According to Strivelli, the principal assured her the school would make available religious texts donated by any group. But when Strivelli showed up at the school with pagan spell books, she was turned away.

"Buncombe County School officials are currently reviewing relevant policies and practices with school board attorneys," the district announced in a written statement. "During this review period, no school in the system will be accepting donations of materials that could be viewed as advocating a particular religion or belief."

The school board is expected to address the issue at its next meeting Feb. 2. According to legal experts, the First Amendment gives public schools two clear choices when it comes to the distribution of religious texts.

"You can either open your public school up to all religious material, or you can say no religious material," Michael Broyde, a professor and senior fellow at Emory University's Center for the Study of Law and Religion said. "You can't say, 'You can distribute religious material, but only from the good mainstream faiths.'"
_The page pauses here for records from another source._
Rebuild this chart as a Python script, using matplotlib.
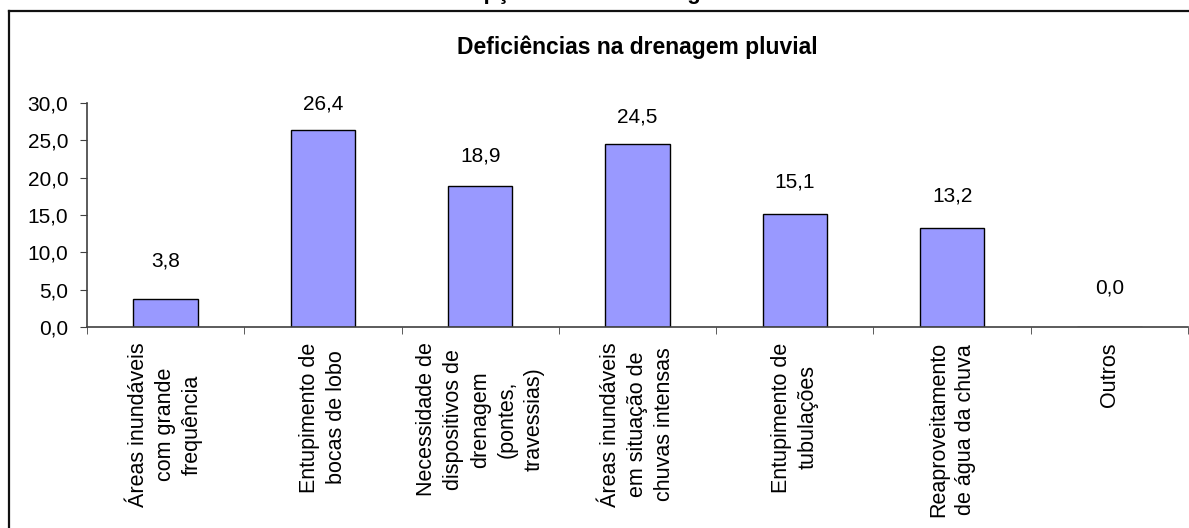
import matplotlib.pyplot as plt
from matplotlib.lines import Line2D
import numpy as np

plt.rcParams['font.family'] = ['Liberation Sans', 'DejaVu Sans']

# dados
categorias = [
    "Áreas inundáveis\ncom grande\nfrequência",
    "Entupimento de\nbocas de lobo",
    "Necessidade de\ndispositivos de\ndrenagem\n(pontes,\ntravessias)",
    "Áreas inundáveis\nem situação de\nchuvas intensas",
    "Entupimento de\ntubulações",
    "Reaproveitamento\nde água da chuva",
    "Outros",
]
valores = [3.8, 26.4, 18.9, 24.5, 15.1, 13.2, 0.0]
yticks = [0, 5, 10, 15, 20, 25, 30]

W, H = 1189, 528
fig = plt.figure(figsize=(W / 100, H / 100), dpi=100)
ax = fig.add_axes([87 / W, 1 - 327 / H, (1188 - 87) / W, (327 - 103) / H])

x = np.arange(len(valores))
ax.bar(x, valores, width=0.41, color='#9999FF', edgecolor='black', linewidth=1)

# rotulos de dados (no original ficam um pouco mais altos nas barras baixas)
for xi, v in zip(x, valores):
    ax.annotate(f"{v:.1f}".replace('.', ','), (xi, v), xytext=(0, 30 - 0.5 * v),
                textcoords='offset pixels', ha='center', va='bottom', fontsize=15)

ax.set_xlim(-0.5, len(valores) - 0.5)
ax.set_ylim(0, 30)
ax.set_yticks(yticks)
ax.set_yticklabels([f"{t:.1f}".replace('.', ',') for t in yticks], fontsize=15)

ax.set_xticks(x)
ax.set_xticklabels(categorias, rotation=90, ha='center', va='top',
                   multialignment='center', fontsize=15.5, linespacing=1.38)
ax.set_xticks(np.arange(len(valores) + 1) - 0.5, minor=True)
ax.tick_params(axis='x', which='major', length=0, pad=11)
ax.tick_params(axis='x', which='minor', length=5, direction='out', color='#404040')
ax.tick_params(axis='y', length=5, direction='out', color='#404040', pad=8.5)

for s in ['top', 'right']:
    ax.spines[s].set_visible(False)
for s in ['left', 'bottom']:
    ax.spines[s].set_color('#404040')
    ax.spines[s].set_linewidth(1.2)

# moldura do grafico (cortada a direita e embaixo)
fig.add_artist(Line2D([9 / W, 1], [1 - 11 / H, 1 - 11 / H], color='#111111', lw=1.6))
fig.add_artist(Line2D([9 / W, 9 / W], [0, 1 - 11 / H], color='#111111', lw=1.6))

fig.text(637 / W, 1 - 47 / H, "Deficiências na drenagem pluvial", ha='center',
         va='center', fontsize=16.5, fontweight='bold')
# titulo de cima, quase todo fora da imagem (so aparecem as pernas das letras)
fig.text(578 / W, 1 + 1 / H, "Percepção sobre a drenagem", ha='center',
         va='baseline', fontsize=16, fontweight='bold')

fig.savefig('out.png', dpi=100)
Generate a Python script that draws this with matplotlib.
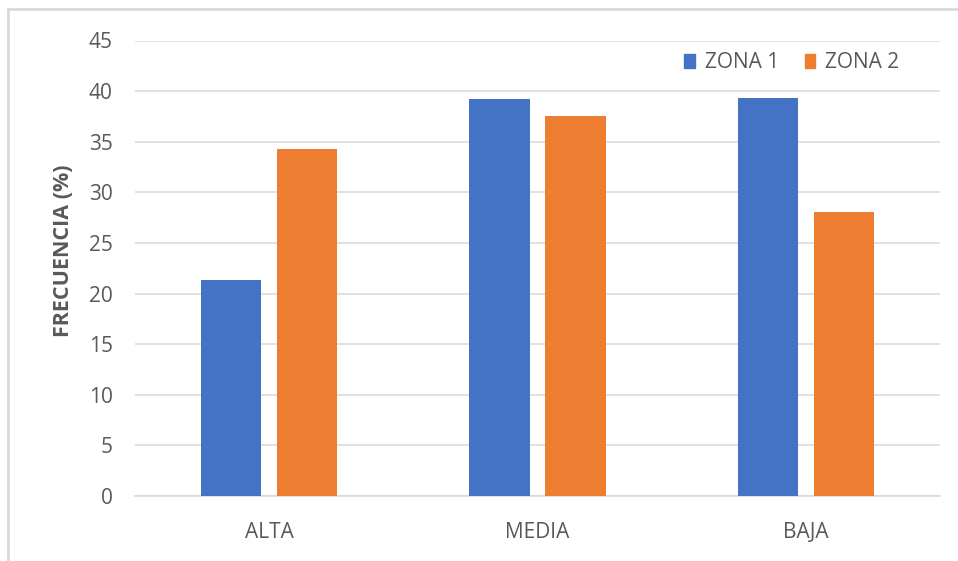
import numpy as np
import matplotlib.pyplot as plt
from matplotlib.patches import Patch, Rectangle

categorias = ["ALTA", "MEDIA", "BAJA"]
zona1 = [21.3, 39.2, 39.3]
zona2 = [34.3, 37.5, 28.1]
series = ["ZONA 1", "ZONA 2"]
colores = ["#4472C4", "#ED7D31"]
gris = "#595959"

plt.rcParams["font.family"] = ["Open Sans", "DejaVu Sans"]

fig = plt.figure(figsize=(9.58, 5.61), dpi=100)
ax = fig.add_axes([135 / 958, 1 - 496 / 561, 805 / 958, (496 - 40.5) / 561])

x = np.arange(len(categorias))
ancho = 0.224
desp = 0.1416
ax.bar(x - desp, zona1, ancho, color=colores[0], zorder=3)
ax.bar(x + desp, zona2, ancho, color=colores[1], zorder=3)

ax.set_xlim(-0.5, 2.5)
ax.set_ylim(0, 45)
ax.set_yticks(np.arange(0, 46, 5))
ax.set_xticks(x)
ax.set_xticklabels(categorias)
ax.tick_params(axis="both", length=0, colors=gris, labelsize=15)
ax.tick_params(axis="y", pad=16)
ax.tick_params(axis="x", pad=18.5)
ax.grid(axis="y", color="#D9D9D9", linewidth=1.1, zorder=0)
for lado in ["top", "right", "left"]:
    ax.spines[lado].set_visible(False)
ax.spines["bottom"].set_color("#D9D9D9")
ax.spines["bottom"].set_linewidth(1.2)

fig.text(64 / 958, 1 - 251 / 561, "FRECUENCIA (%)", rotation=90, ha="center",
         va="center", fontsize=15.5, fontweight="bold", color=gris)

handles = [Patch(color=c) for c in colores]
ax.legend(handles, series, loc="center", bbox_to_anchor=(792 / 958, 1 - 63 / 561),
          bbox_transform=fig.transFigure, ncol=2, frameon=False, fontsize=15,
          labelcolor=gris, handlelength=0.5, handleheight=0.65,
          handletextpad=0.5, columnspacing=1.2)

# marco exterior del gráfico
fig.add_artist(Rectangle((8 / 958, -0.1), 1.2, 1 - 9 / 561 + 0.1,
                         transform=fig.transFigure, fill=False,
                         edgecolor="#D9D9D9", linewidth=2))

fig.savefig("out.png", dpi=100)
Preventing government from favoring or restricting any one religion may have helped the U.S. avoid the bloodshed experienced in some other Western nations, such as Germany and Ireland, according to Broyde.

"America runs a grand, noble experiment in religious diversity without violence," he said. "There's no killing of the Jews. There's no Catholic-Protestant violence. We are very successful in this grand experiment."

Traditionally, that "grand experiment" has involved Judaism and a handful of Christian denominations. But as non-traditional faiths spread into new communities, longstanding customs such as prayer, Christmas plays and Bibles that once went unquestioned in public schools are finding themselves under increased scrutiny.

"Our country was founded on Judeo-Christian principles, not on Wiccan principles," Bobby Honeycutt, who attended public schools in Weaverville during the 1970s, said.

"Our children have access to more non-Christian print material in the libraries and online than they really do Christian stuff," he said.

While many Weaverville Christians see recent events as a threat to tradition, others see a purpose in enforcing church-state separation in public schools, because even the nation's traditional faiths have divisions.

"Many Christians have stood up and said they agree with me too," Strivelli said. "Because, as much as they may like the Bible, they don't want Jehovah's Witnesses coming in with Watch Tower (magazines) or Catholics coming in and having them pray the Rosary."